Am Morgen hatte es noch fürchterlich gegossen und ich mich zum ersten Mal nicht eingecremt. Kostenloses Botox hatte sich nicht unter die Haut begeben, sondern darauf. Die Spannung meiner Gesichtshaut war exzellent gelungen, ich hatte nun eine Glühbirne. Die sich inzwischen beruhigte Frau in der Fleecejacke berichtete, sie sei schon bis Frómista, 6 km weiter, gelaufen. Hätte dort auf ihre Freundin gewartet, aber die wäre nicht gekommen. Verärgert hatte sie ein Taxi genommen und war hierher zurückgefahren. Und sie denke im Traum nicht daran, diese zusätzlichen Kilometer nochmals zu laufen.

Meine Augen huschten unruhig durch den Garten. Es liefen vier große Hunde durch das Areal. Sie sahen wie Schäferhunde aus, nur diese waren tiefschwarze Schäferhunde. Mein Verhältnis zu Schäferhunden ist seit meiner Kindheit gestört. Der Chef meines Vaters besaß einen, Prinz hieß das Tier. Ich war noch in einem Alter, wo ich die gleiche – gefühlte – Körpergröße wie der Hund hatte. Der Prinz hatte die kleine Prinzessin immer böse angeknurrt, dass mochte die Prinzessin überhaupt nicht.
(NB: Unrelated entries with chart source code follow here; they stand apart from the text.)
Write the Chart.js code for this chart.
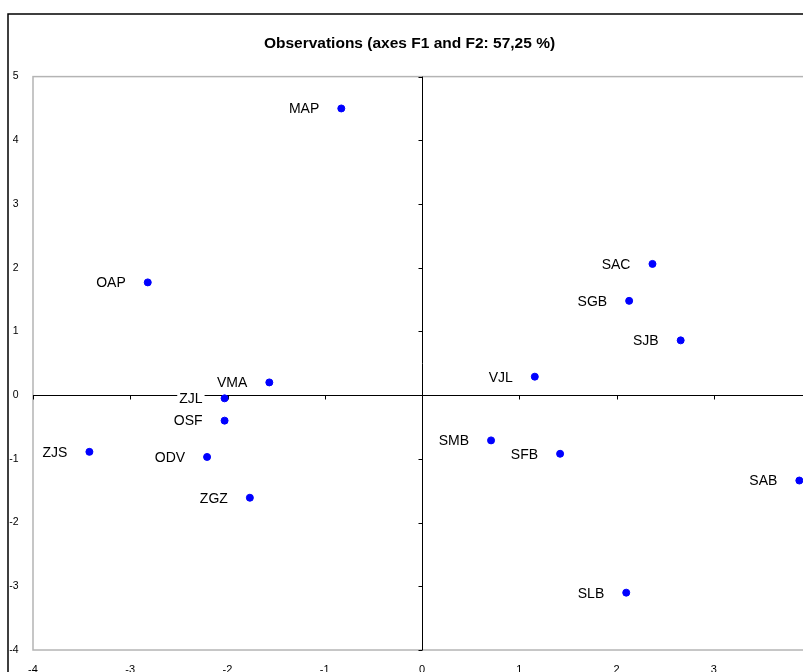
<!DOCTYPE html>
<html lang="en">
<head>
<meta charset="UTF-8">
<title>Observations (axes F1 and F2: 57,25 %)</title>
<script src="https://cdn.jsdelivr.net/npm/chart.js"></script>
<style>
  html, body { margin: 0; padding: 0; overflow: hidden; background: #fff; }
  #wrap { position: absolute; left: 0; top: 0; }
</style>
</head>
<body>
<div id="wrap"><canvas id="obsChart" width="830" height="672"></canvas></div>
<script>
// observation labels and their coordinates on F1 / F2
const obsNames = ['MAP', 'OAP', 'VMA', 'ZJL', 'OSF', 'ODV', 'ZGZ', 'ZJS',
                  'SAC', 'SGB', 'SJB', 'VJL', 'SMB', 'SFB', 'SAB', 'SLB'];
const f1 = [-0.83, -2.82, -1.57, -2.03, -2.03, -2.21, -1.77, -3.42,
             2.37,  2.13,  2.66,  1.16,  0.71,  1.42,  3.88,  2.10];
const f2 = [ 4.50,  1.77,  0.20, -0.05, -0.40, -0.97, -1.61, -0.89,
             2.06,  1.48,  0.86,  0.29, -0.71, -0.92, -1.34, -3.10];
const xTicks = [-4, -3, -2, -1, 0, 1, 2, 3, 4];
const yTicks = [-4, -3, -2, -1, 0, 1, 2, 3, 4, 5];
const chartTitle = 'Observations (axes F1 and F2: 57,25 %)';

const fontFam = '"Liberation Sans", Arial, sans-serif';

const points = obsNames.map((n, i) => ({ x: f1[i], y: f2[i], name: n }));

const decor = {
  id: 'decor',
  beforeDraw(chart) {
    const ctx = chart.ctx;
    ctx.save();
    ctx.fillStyle = '#fff';
    ctx.fillRect(0, 0, chart.width, chart.height);
    // outer frame
    ctx.strokeStyle = '#000';
    ctx.lineWidth = 1.5;
    ctx.strokeRect(8, 14, 812, 700);
    ctx.restore();
  },
  beforeDatasetsDraw(chart) {
    const ctx = chart.ctx;
    const a = chart.chartArea;
    const xs = chart.scales.x, ys = chart.scales.y;
    ctx.save();
    // plot frame
    ctx.strokeStyle = '#b4b4b4';
    ctx.lineWidth = 1.5;
    ctx.strokeRect(a.left, a.top, a.right - a.left, a.bottom - a.top);
    // zero axes
    const x0 = Math.round(xs.getPixelForValue(0)) + 0.5;
    const y0 = Math.round(ys.getPixelForValue(0)) + 0.5;
    ctx.strokeStyle = '#000';
    ctx.lineWidth = 1;
    ctx.beginPath();
    ctx.moveTo(a.left, y0); ctx.lineTo(a.right, y0);
    ctx.moveTo(x0, a.top); ctx.lineTo(x0, a.bottom);
    xTicks.forEach(v => {
      const px = Math.round(xs.getPixelForValue(v)) + 0.5;
      ctx.moveTo(px, y0); ctx.lineTo(px, y0 + 4);
    });
    yTicks.forEach(v => {
      const py = Math.round(ys.getPixelForValue(v)) + 0.5;
      ctx.moveTo(x0 - 4, py); ctx.lineTo(x0, py);
    });
    ctx.stroke();
    ctx.restore();
  },
  afterDatasetsDraw(chart) {
    const ctx = chart.ctx;
    const meta = chart.getDatasetMeta(0);
    ctx.save();
    ctx.font = '14px ' + fontFam;
    ctx.textAlign = 'right';
    ctx.textBaseline = 'middle';
    meta.data.forEach((el, i) => {
      const label = points[i].name;
      const w = ctx.measureText(label).width;
      const rx = el.x - 22;
      ctx.fillStyle = '#fff';
      ctx.fillRect(rx - w - 2, el.y - 8, w + 4, 16);
      ctx.fillStyle = '#000';
      ctx.fillText(label, rx, el.y + 1);
    });
    ctx.restore();
  }
};

new Chart(document.getElementById('obsChart'), {
  type: 'scatter',
  data: {
    datasets: [{
      data: points,
      backgroundColor: '#0000ff',
      borderColor: '#0000ff',
      pointRadius: 3.5,
      pointHoverRadius: 3.5
    }]
  },
  options: {
    responsive: false,
    animation: false,
    events: [],
    layout: { padding: { left: 8, right: 19, top: 0, bottom: 0 } },
    plugins: {
      legend: { display: false },
      tooltip: { enabled: false },
      title: {
        display: true,
        text: chartTitle,
        color: '#000',
        font: { family: fontFam, size: 15.5, weight: 'bold' },
        padding: { top: 34, bottom: 24 }
      }
    },
    scales: {
      x: {
        type: 'linear',
        min: -4, max: 4,
        grid: { display: false, drawTicks: false },
        border: { display: false },
        afterFit: s => { s.height = 22; },
        afterBuildTicks: s => { s.ticks = xTicks.map(v => ({ value: v })); },
        ticks: {
          color: '#000', padding: 13,
          font: { family: fontFam, size: 11 },
          maxRotation: 0, autoSkip: false
        }
      },
      y: {
        type: 'linear',
        min: -4, max: 5,
        grid: { display: false, drawTicks: false },
        border: { display: false },
        afterFit: s => { s.width = 25; },
        afterBuildTicks: s => { s.ticks = yTicks.map(v => ({ value: v })); },
        ticks: {
          color: '#000', padding: 14.5,
          font: { family: fontFam, size: 10.5 },
          autoSkip: false
        }
      }
    }
  },
  plugins: [decor]
});
</script>
</body>
</html>
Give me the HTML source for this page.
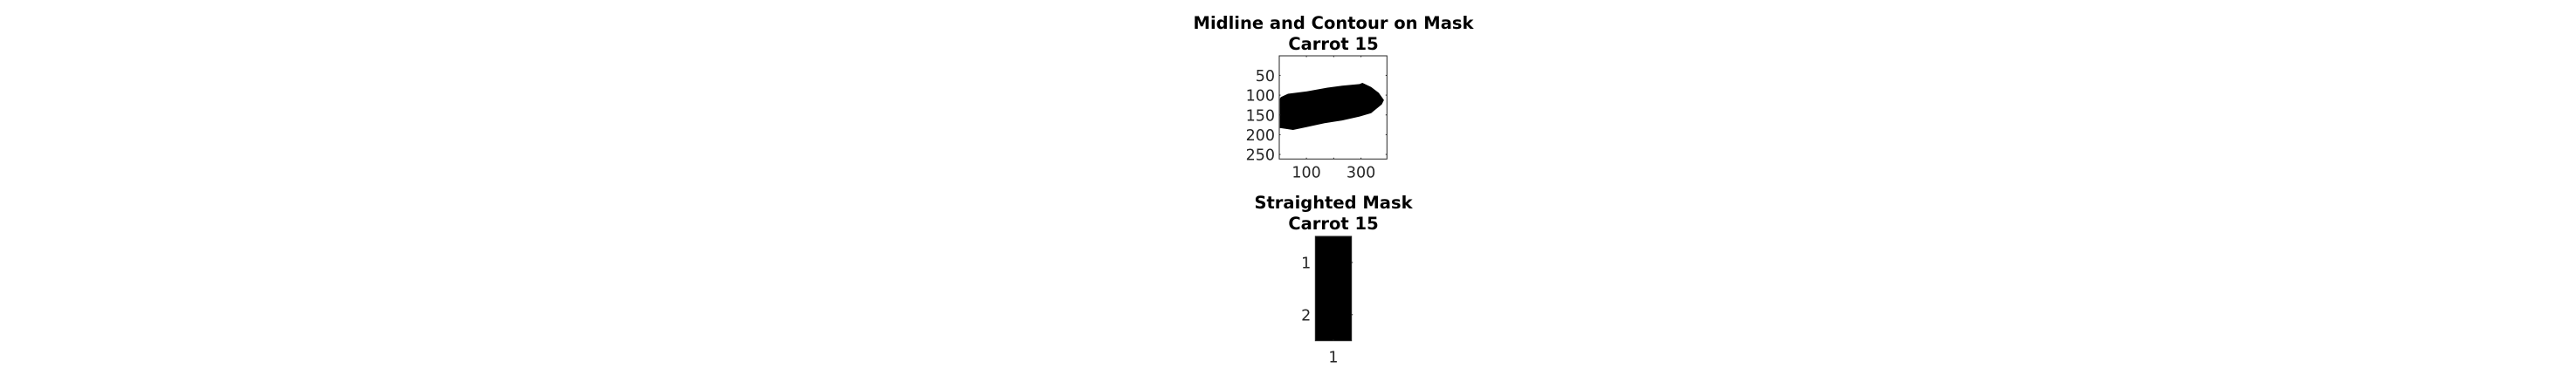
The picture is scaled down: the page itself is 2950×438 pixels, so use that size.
<!DOCTYPE html>
<html><head><meta charset="utf-8"><style>
html,body{margin:0;padding:0;background:#fff;width:2950px;height:438px;overflow:hidden}
svg{display:block}
text{font-family:"DejaVu Sans","Liberation Sans",sans-serif}
.t{font-weight:bold;font-size:19.5px;fill:#000;text-anchor:middle}
.k{font-size:17.5px;fill:#262626}
</style></head><body>
<svg id="fig" width="2950" height="438" xmlns="http://www.w3.org/2000/svg">
<g>
<text class="t" x="1527" y="33">Midline and Contour on Mask</text>
<text class="t" x="1527" y="57">Carrot 15</text>
</g>
<g id="topAx"></g>
<g>
<text class="t" x="1527" y="239">Straighted Mask</text>
<text class="t" x="1527" y="263">Carrot 15</text>
</g>
<g id="botAx"></g>
</svg>
<script>
const NS="http://www.w3.org/2000/svg";
const maskXTicks=[100,200,300];
const maskXLabels=["100","","300"];
const maskYTicks=[50,100,150,200,250];
const maskOutlineX=[2.6,5.8,32.5,102,177,231,295,305,337,365,384,376,337,295,231,166.5,102,51,6,2.6];
const maskOutlineY=[108.8,105,96.5,90.5,81,76,72,69,79.5,94,112.5,123.5,145.5,154,164,171,180.5,188,183.5,183.5];
const strXTicks=[1];
const strYTicks=[1,2];
function mk(p,tag,a){const e=document.createElementNS(NS,tag);for(const k in a)e.setAttribute(k,a[k]);p.appendChild(e);return e;}
const L=1465,R=1588.3,T=64,B=182.3,x0=0.5,x1=395,y0=0.5,y1=261.5;
const sx=v=>L+(v-x0)/(x1-x0)*(R-L), sy=v=>T+(v-y0)/(y1-y0)*(B-T);
const gTop=document.getElementById('topAx');
const pts=maskOutlineX.map((x,i)=>sx(x).toFixed(1)+','+sy(maskOutlineY[i]).toFixed(1)).join(' ');
const poly=mk(gTop,'polygon',{points:pts,fill:'#000'});


maskXTicks.forEach((v,i)=>{
 mk(gTop,'line',{x1:sx(v),x2:sx(v),y1:B,y2:B-1.5,stroke:'#262626'});
 mk(gTop,'line',{x1:sx(v),x2:sx(v),y1:T,y2:T+1.5,stroke:'#262626'});
 if(maskXLabels[i]){const t=mk(gTop,'text',{x:sx(v),y:B+21,'text-anchor':'middle',class:'k'});t.textContent=maskXLabels[i];
 
 }
});
maskYTicks.forEach(v=>{
 mk(gTop,'line',{x1:L,x2:L+1.5,y1:sy(v),y2:sy(v),stroke:'#262626'});
 mk(gTop,'line',{x1:R,x2:R-1.5,y1:sy(v),y2:sy(v),stroke:'#262626'});
 const t=mk(gTop,'text',{x:L-5,y:sy(v)+6.5,'text-anchor':'end',class:'k'});t.textContent=v;
 
 
});
mk(gTop,'rect',{x:L,y:T,width:R-L,height:B-T,fill:'none',stroke:'#262626','stroke-width':1});
const bL=1506.3,bR=1547.7,bT=271,bB=390.7;
const bx=v=>bL+(v-0.5)*(bR-bL), by=v=>bT+(v-0.5)/2*(bB-bT);
const gBot=document.getElementById('botAx');
const img=mk(gBot,'rect',{x:bL,y:bT,width:bR-bL,height:bB-bT,fill:'#000'});


strXTicks.forEach(v=>{
 mk(gBot,'line',{x1:bx(v),x2:bx(v),y1:bB,y2:bB-1.5,stroke:'#262626'});
 const t=mk(gBot,'text',{x:bx(v),y:bB+25,'text-anchor':'middle',class:'k'});t.textContent=v;
 
 
});
strYTicks.forEach(v=>{
 mk(gBot,'line',{x1:bR,x2:bR+1.5,y1:by(v),y2:by(v),stroke:'#262626'});
 const t=mk(gBot,'text',{x:bL-5,y:by(v)+6.5,'text-anchor':'end',class:'k'});t.textContent=v;
 
 
});
mk(gBot,'rect',{x:bL,y:bT,width:bR-bL,height:bB-bT,fill:'none',stroke:'#262626','stroke-width':1});
</script>
</body></html>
Heinke bemerkte, dass das Eduardos Hunde sind. Er hat sechs Hunde. Na toll, hoffentlich ließ er wenigstens die restlichen Hunde nicht auch noch in den Garten. Heinke kannte auch die Namen der Hunde. Mutig streichelte ich zwei der Hunde, damit sie meinen Geruch aufnahmen, aber nicht meinen Schiss in de Büx merkten.

Was während des Pilgermenus los war, weiß ich einfach nicht mehr – wohl nix. Keine Erinnerung. Wir gingen frühzeitig schlafen. Ich möchte auch gerne weiter, Ruhetage machen mich eher unruhig.